Description
Describe the bug
I think there are still some problems with the learning rate scheduler. This is resolved when you set --max_train_steps
, as discussed in #3954 , but not completely.
For example, the code snippet https://github.com/huggingface/diffusers/blob/main/examples/text_to_image/train_text_to_image.py#L816-L833 . I paste it here:
# Scheduler and math around the number of training steps.
overrode_max_train_steps = False
num_update_steps_per_epoch = math.ceil(len(train_dataloader) / args.gradient_accumulation_steps)
if args.max_train_steps is None:
args.max_train_steps = args.num_train_epochs * num_update_steps_per_epoch
overrode_max_train_steps = True
lr_scheduler = get_scheduler(
args.lr_scheduler,
optimizer=optimizer,
num_warmup_steps=args.lr_warmup_steps * accelerator.num_processes,
num_training_steps=args.max_train_steps * accelerator.num_processes,
)
# Prepare everything with our `accelerator`.
unet, optimizer, train_dataloader, lr_scheduler = accelerator.prepare(
unet, optimizer, train_dataloader, lr_scheduler
)
When setting --num_train_epochs
instead of --max_train_steps
, the calculation of num_update_steps_per_epoch
is incorrect because train_dataloader
has not yet been wrapped by accelerator.prepare
. Consequently, args.max_train_steps
is roughly num_processes
times the actual value.
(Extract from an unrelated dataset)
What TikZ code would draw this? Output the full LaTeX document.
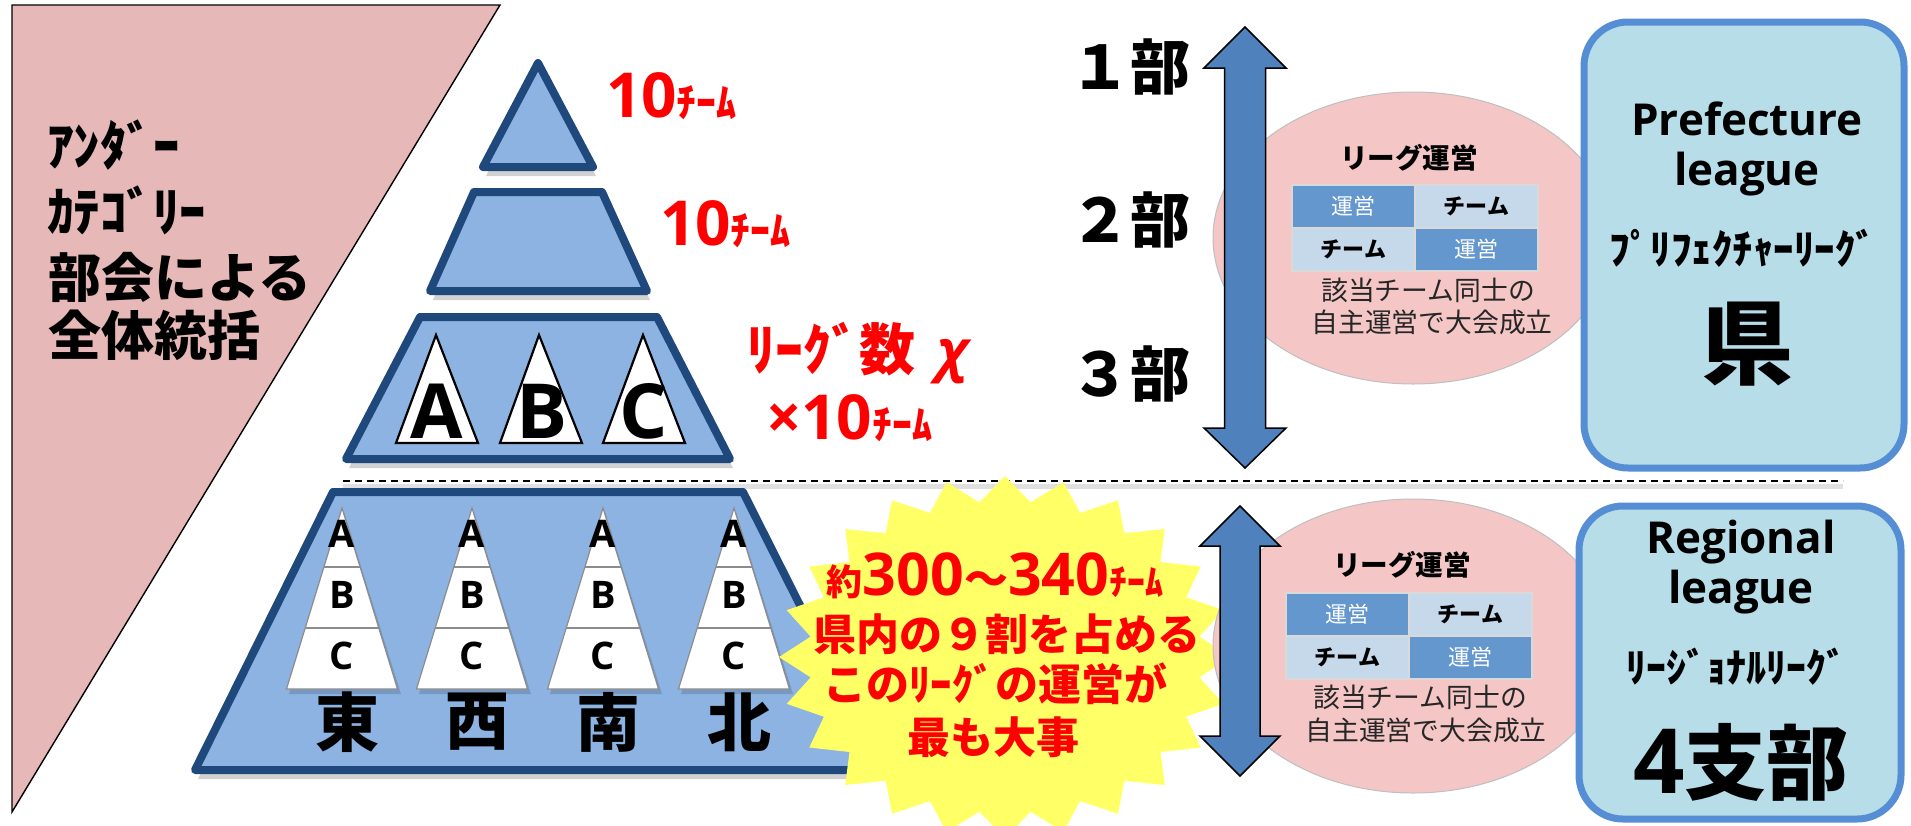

This discrepancy leads to unintended values being passed into the get_scheduler
function.
In fact, the logic here is quite confusing. It seems like a refactoring might be necessary.
Reproduction
accelerate launch --mixed_precision="fp16" train_text_to_image.py \
...
- --max_train_steps=15000 \
+ --num_train_epochs=100 \
...
Logs
No response
System Info
diffusers
version: 0.27.2- Platform: macOS-10.16-x86_64-i386-64bit
- Python version: 3.9.17
- PyTorch version (GPU?): 2.0.1 (False)
- Huggingface_hub version: 0.20.3
- Transformers version: 4.30.0
- Accelerate version: 0.21.0
- xFormers version: not installed
- Using GPU in script?: no
- Using distributed or parallel set-up in script?: no